Exercise description:
Your copy of the material must match it exactly, except that pictures are dropped.
↓↓↓
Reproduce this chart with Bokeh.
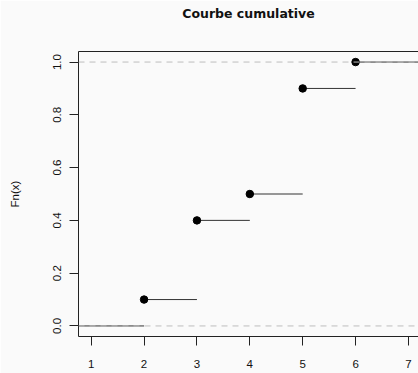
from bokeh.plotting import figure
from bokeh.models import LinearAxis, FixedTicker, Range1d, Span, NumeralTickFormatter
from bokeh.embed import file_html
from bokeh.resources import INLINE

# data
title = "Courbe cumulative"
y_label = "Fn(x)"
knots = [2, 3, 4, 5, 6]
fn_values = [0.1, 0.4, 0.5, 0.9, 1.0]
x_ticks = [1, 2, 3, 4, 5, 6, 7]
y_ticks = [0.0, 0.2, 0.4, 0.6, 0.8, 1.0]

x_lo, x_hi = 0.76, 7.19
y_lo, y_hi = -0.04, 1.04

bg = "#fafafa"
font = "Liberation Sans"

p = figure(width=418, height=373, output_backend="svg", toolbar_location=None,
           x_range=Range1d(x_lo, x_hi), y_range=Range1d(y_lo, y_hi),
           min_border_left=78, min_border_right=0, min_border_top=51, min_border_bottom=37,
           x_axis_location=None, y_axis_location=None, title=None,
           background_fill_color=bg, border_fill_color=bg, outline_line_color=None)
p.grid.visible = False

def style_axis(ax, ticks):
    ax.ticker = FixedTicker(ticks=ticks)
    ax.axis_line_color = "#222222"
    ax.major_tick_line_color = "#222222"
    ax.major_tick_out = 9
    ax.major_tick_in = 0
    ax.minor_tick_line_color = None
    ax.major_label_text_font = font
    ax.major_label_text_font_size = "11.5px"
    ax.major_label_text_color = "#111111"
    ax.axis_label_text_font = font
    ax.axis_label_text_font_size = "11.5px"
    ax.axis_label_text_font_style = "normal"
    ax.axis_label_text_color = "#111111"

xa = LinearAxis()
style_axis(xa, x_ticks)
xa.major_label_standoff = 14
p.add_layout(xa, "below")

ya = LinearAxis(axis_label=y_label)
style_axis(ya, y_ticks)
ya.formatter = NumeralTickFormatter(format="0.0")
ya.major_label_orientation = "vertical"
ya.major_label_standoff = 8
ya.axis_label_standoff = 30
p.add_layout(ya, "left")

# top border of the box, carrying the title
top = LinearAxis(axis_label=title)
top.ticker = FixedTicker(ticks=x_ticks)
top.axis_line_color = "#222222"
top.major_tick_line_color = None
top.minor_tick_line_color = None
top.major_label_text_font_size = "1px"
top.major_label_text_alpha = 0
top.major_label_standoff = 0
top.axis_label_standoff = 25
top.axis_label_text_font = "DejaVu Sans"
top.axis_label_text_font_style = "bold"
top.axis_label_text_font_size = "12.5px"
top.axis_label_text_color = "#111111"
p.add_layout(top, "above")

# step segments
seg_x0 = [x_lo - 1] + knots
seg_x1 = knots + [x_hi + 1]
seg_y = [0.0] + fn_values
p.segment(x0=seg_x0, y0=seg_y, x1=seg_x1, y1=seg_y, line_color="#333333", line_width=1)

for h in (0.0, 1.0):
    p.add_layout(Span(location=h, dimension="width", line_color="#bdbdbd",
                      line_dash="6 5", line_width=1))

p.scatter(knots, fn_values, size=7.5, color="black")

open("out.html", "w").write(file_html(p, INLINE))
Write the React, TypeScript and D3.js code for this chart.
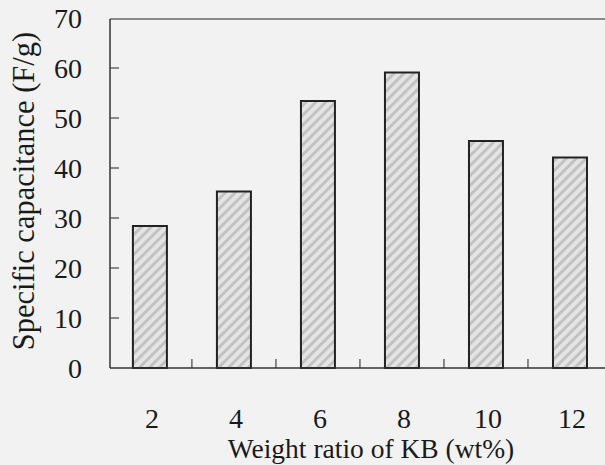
↑↑↑
Solution for this task:
Reproduce this chart with Bokeh.
from bokeh.plotting import figure
from bokeh.models import LinearAxis, FixedTicker, Range1d, Span, NumeralTickFormatter
from bokeh.embed import file_html
from bokeh.resources import INLINE

# data
title = "Courbe cumulative"
y_label = "Fn(x)"
knots = [2, 3, 4, 5, 6]
fn_values = [0.1, 0.4, 0.5, 0.9, 1.0]
x_ticks = [1, 2, 3, 4, 5, 6, 7]
y_ticks = [0.0, 0.2, 0.4, 0.6, 0.8, 1.0]

x_lo, x_hi = 0.76, 7.19
y_lo, y_hi = -0.04, 1.04

bg = "#fafafa"
font = "Liberation Sans"

p = figure(width=418, height=373, output_backend="svg", toolbar_location=None,
           x_range=Range1d(x_lo, x_hi), y_range=Range1d(y_lo, y_hi),
           min_border_left=78, min_border_right=0, min_border_top=51, min_border_bottom=37,
           x_axis_location=None, y_axis_location=None, title=None,
           background_fill_color=bg, border_fill_color=bg, outline_line_color=None)
p.grid.visible = False

def style_axis(ax, ticks):
    ax.ticker = FixedTicker(ticks=ticks)
    ax.axis_line_color = "#222222"
    ax.major_tick_line_color = "#222222"
    ax.major_tick_out = 9
    ax.major_tick_in = 0
    ax.minor_tick_line_color = None
    ax.major_label_text_font = font
    ax.major_label_text_font_size = "11.5px"
    ax.major_label_text_color = "#111111"
    ax.axis_label_text_font = font
    ax.axis_label_text_font_size = "11.5px"
    ax.axis_label_text_font_style = "normal"
    ax.axis_label_text_color = "#111111"

xa = LinearAxis()
style_axis(xa, x_ticks)
xa.major_label_standoff = 14
p.add_layout(xa, "below")

ya = LinearAxis(axis_label=y_label)
style_axis(ya, y_ticks)
ya.formatter = NumeralTickFormatter(format="0.0")
ya.major_label_orientation = "vertical"
ya.major_label_standoff = 8
ya.axis_label_standoff = 30
p.add_layout(ya, "left")

# top border of the box, carrying the title
top = LinearAxis(axis_label=title)
top.ticker = FixedTicker(ticks=x_ticks)
top.axis_line_color = "#222222"
top.major_tick_line_color = None
top.minor_tick_line_color = None
top.major_label_text_font_size = "1px"
top.major_label_text_alpha = 0
top.major_label_standoff = 0
top.axis_label_standoff = 25
top.axis_label_text_font = "DejaVu Sans"
top.axis_label_text_font_style = "bold"
top.axis_label_text_font_size = "12.5px"
top.axis_label_text_color = "#111111"
p.add_layout(top, "above")

# step segments
seg_x0 = [x_lo - 1] + knots
seg_x1 = knots + [x_hi + 1]
seg_y = [0.0] + fn_values
p.segment(x0=seg_x0, y0=seg_y, x1=seg_x1, y1=seg_y, line_color="#333333", line_width=1)

for h in (0.0, 1.0):
    p.add_layout(Span(location=h, dimension="width", line_color="#bdbdbd",
                      line_dash="6 5", line_width=1))

p.scatter(knots, fn_values, size=7.5, color="black")

open("out.html", "w").write(file_html(p, INLINE))
Write the React, TypeScript and D3.js code for this chart.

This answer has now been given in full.